▶ _TASK TO CARRY OUT_
Only a number is wanted here: the number of lines of the data that include "chart".
--- RAW DATA ---
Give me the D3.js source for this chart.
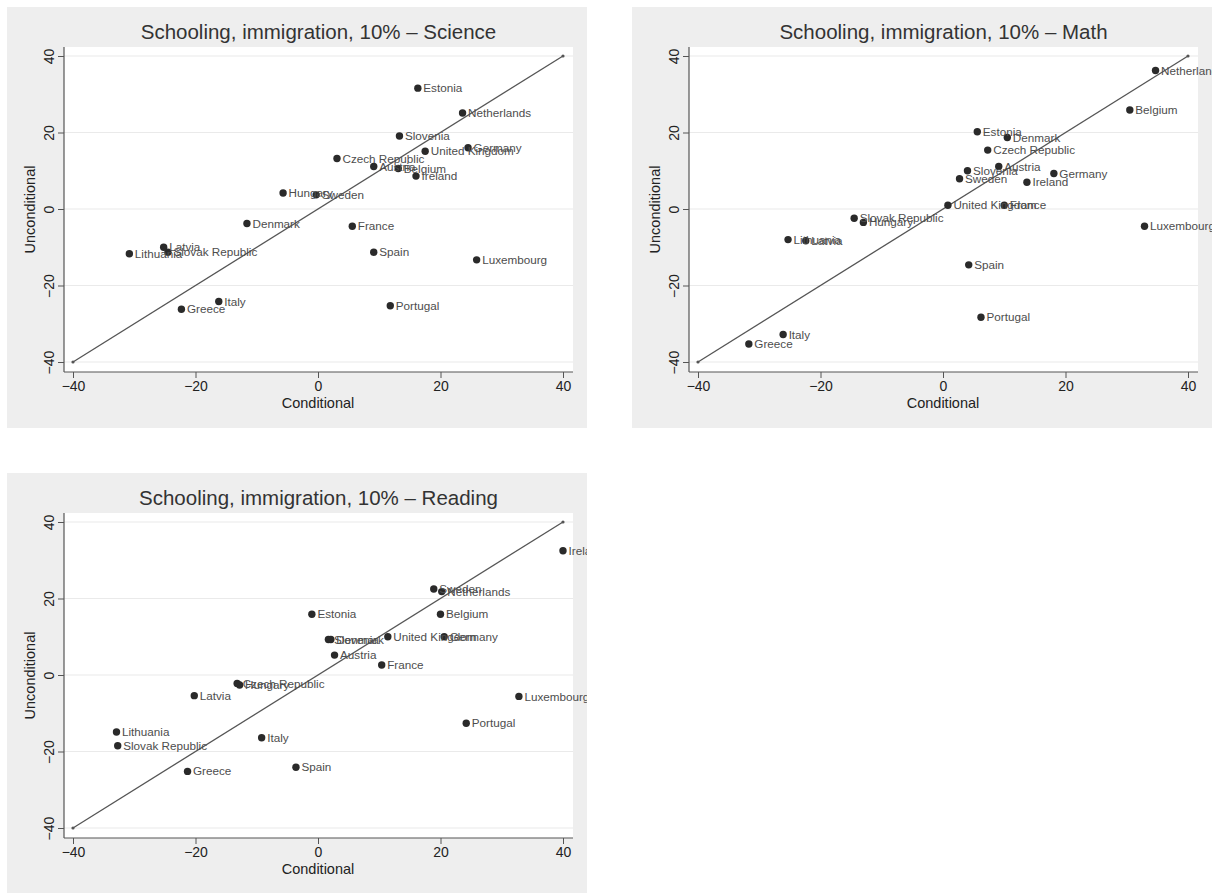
<!DOCTYPE html>
<html>
<head>
<meta charset="utf-8">
<script src="https://cdn.jsdelivr.net/npm/d3@7"></script>
<style>
  body { margin: 0; background: #ffffff; }
  svg { display: block; }
  text { font-family: "Liberation Sans", Arial, Helvetica, sans-serif; }
</style>
</head>
<body>
<svg id="chart" width="1214" height="893"></svg>
<script>
// ---------- data ----------
const tickValues = [-40, -20, 0, 20, 40];
const xTitle = "Conditional";
const yTitle = "Unconditional";

const scienceTitle = "Schooling, immigration, 10% \u2013 Science";
const scienceCountries = ["Estonia","Netherlands","Slovenia","Germany","United Kingdom","Czech Republic","Austria","Belgium","Ireland","Hungary","Sweden","Denmark","France","Latvia","Slovak Republic","Lithuania","Spain","Luxembourg","Italy","Greece","Portugal"];
const scienceCond   = [16.3, 23.6, 13.3, 24.5, 17.5, 3.1, 9.1, 13.1, 16.0, -5.7, -0.3, -11.6, 5.6, -25.2, -24.5, -30.8, 9.1, 25.9, -16.2, -22.3, 11.8];
const scienceUncond = [31.6, 25.1, 19.1, 16.0, 15.1, 13.2, 11.1, 10.6, 8.6, 4.2, 3.7, -3.8, -4.5, -10.0, -11.3, -11.7, -11.3, -13.3, -24.2, -26.2, -25.3];

const mathTitle = "Schooling, immigration, 10% \u2013 Math";
const mathCountries = ["Netherlands","Belgium","Estonia","Denmark","Czech Republic","Austria","Slovenia","Germany","Sweden","Ireland","United Kingdom","France","Slovak Republic","Hungary","Luxembourg","Lithuania","Latvia","Spain","Portugal","Italy","Greece"];
const mathCond   = [34.7, 30.5, 5.6, 10.5, 7.3, 9.1, 4.0, 18.1, 2.7, 13.7, 0.8, 10.0, -14.5, -13.0, 32.9, -25.3, -22.4, 4.2, 6.2, -26.1, -31.7];
const mathUncond = [36.2, 25.9, 20.2, 18.7, 15.4, 11.1, 10.0, 9.3, 7.9, 7.0, 1.0, 1.0, -2.4, -3.5, -4.5, -8.0, -8.3, -14.6, -28.3, -32.8, -35.3];

const readingTitle = "Schooling, immigration, 10% \u2013 Reading";
const readingCountries = ["Ireland","Sweden","Netherlands","Estonia","Belgium","Slovenia","Denmark","United Kingdom","Germany","Austria","France","Czech Republic","Hungary","Latvia","Luxembourg","Portugal","Lithuania","Italy","Slovak Republic","Greece","Spain"];
const readingCond   = [40.0, 18.9, 20.2, -1.0, 20.0, 1.7, 2.1, 11.4, 20.6, 2.7, 10.4, -13.2, -12.8, -20.2, 32.8, 24.2, -32.9, -9.2, -32.7, -21.3, -3.6];
const readingUncond = [32.5, 22.5, 21.8, 15.9, 15.9, 9.3, 9.3, 10.0, 10.0, 5.2, 2.6, -2.2, -2.6, -5.4, -5.6, -12.6, -14.9, -16.4, -18.5, -25.2, -24.1];

const refLine = [-40, 40];

// ---------- layout ----------
const svg = d3.select("#chart");
const panels = [
  {title: scienceTitle, countries: scienceCountries, cond: scienceCond, uncond: scienceUncond, ox: 7, oy: 7, w: 580, h: 421},
  {title: mathTitle, countries: mathCountries, cond: mathCond, uncond: mathUncond, ox: 632, oy: 7, w: 580, h: 421},
  {title: readingTitle, countries: readingCountries, cond: readingCond, uncond: readingUncond, ox: 7, oy: 473, w: 580, h: 421}
];

const fmt = d3.format("d");

panels.forEach((p, i) => {
  const g = svg.append("g").attr("transform", `translate(${p.ox},${p.oy})`);
  const clipId = "clip" + i;
  svg.append("defs").append("clipPath").attr("id", clipId)
    .append("rect").attr("x", 0).attr("y", 0).attr("width", p.w).attr("height", p.h);
  const inner = g.append("g").attr("clip-path", `url(#${clipId})`);

  inner.append("rect").attr("width", p.w).attr("height", p.h).attr("fill", "#eeeeee");

  const x = d3.scaleLinear().domain([-40, 40]).range([66, 556]);
  const y = d3.scaleLinear().domain([-40, 40]).range([355, 49]);
  const plotL = 57, plotR = 566, plotT = 40, plotB = 365;

  inner.append("rect").attr("x", plotL).attr("y", plotT)
    .attr("width", plotR - plotL).attr("height", plotB - plotT).attr("fill", "#ffffff");

  // gridlines
  inner.selectAll(".grid").data(tickValues).enter().append("line")
    .attr("x1", plotL).attr("x2", plotR)
    .attr("y1", d => y(d)).attr("y2", d => y(d))
    .attr("stroke", "#eaeaea").attr("stroke-width", 1.2);

  // axes
  const yAxis = d3.axisLeft(y).tickValues(tickValues).tickSize(6).tickSizeOuter(0).tickFormat(fmt);
  const yg = inner.append("g").attr("transform", `translate(${plotL},0)`).call(yAxis);
  yg.select(".domain").attr("d", `M0,${plotT}V${plotB}`).attr("stroke", "#555").attr("stroke-width", 1.2);
  yg.selectAll(".tick line").attr("stroke", "#555");
  yg.selectAll(".tick text")
    .attr("font-size", 14).attr("fill", "#222")
    .attr("x", null)
    .attr("text-anchor", "middle")
    .attr("transform", "translate(-10,0) rotate(-90)")
    .attr("dy", "0em");

  const xAxis = d3.axisBottom(x).tickValues(tickValues).tickSize(6).tickSizeOuter(0).tickFormat(fmt);
  const xg = inner.append("g").attr("transform", `translate(0,${plotB})`).call(xAxis);
  xg.select(".domain").attr("d", `M${plotL},0H${plotR}`).attr("stroke", "#555").attr("stroke-width", 1.2);
  xg.selectAll(".tick line").attr("stroke", "#555");
  xg.selectAll(".tick text").attr("font-size", 14).attr("fill", "#222").attr("y", 9);

  // titles
  inner.append("text").attr("x", (plotL + plotR) / 2).attr("y", 32)
    .attr("text-anchor", "middle").attr("font-size", 20.5).attr("fill", "#333").text(p.title);
  inner.append("text").attr("x", x(0)).attr("y", 401)
    .attr("text-anchor", "middle").attr("font-size", 14.5).attr("fill", "#222").text(xTitle);
  inner.append("text").attr("transform", `translate(28,${(plotT + plotB) / 2}) rotate(-90)`)
    .attr("text-anchor", "middle").attr("font-size", 14.5).attr("fill", "#222").text(yTitle);

  // 45-degree reference line
  inner.append("line")
    .attr("x1", x(refLine[0])).attr("y1", y(refLine[0]))
    .attr("x2", x(refLine[1])).attr("y2", y(refLine[1]))
    .attr("stroke", "#555").attr("stroke-width", 1.3);
  inner.selectAll(".endpt").data(refLine).enter().append("circle")
    .attr("cx", d => x(d)).attr("cy", d => y(d)).attr("r", 1.6).attr("fill", "#555");

  // points
  const pts = p.countries.map((c, k) => ({name: c, cx: p.cond[k], cy: p.uncond[k]}));
  inner.selectAll(".pt").data(pts).enter().append("circle")
    .attr("cx", d => x(d.cx)).attr("cy", d => y(d.cy)).attr("r", 3.7).attr("fill", "#2a2a2a");
  inner.selectAll(".lbl").data(pts).enter().append("text")
    .attr("x", d => x(d.cx) + 5.5).attr("y", d => y(d.cy)).attr("dy", "0.35em")
    .attr("font-size", 11.7).attr("fill", "#4d4d4d").text(d => d.name);
});
</script>
</body>
</html>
---
▶ _CORRECT ANSWER_
3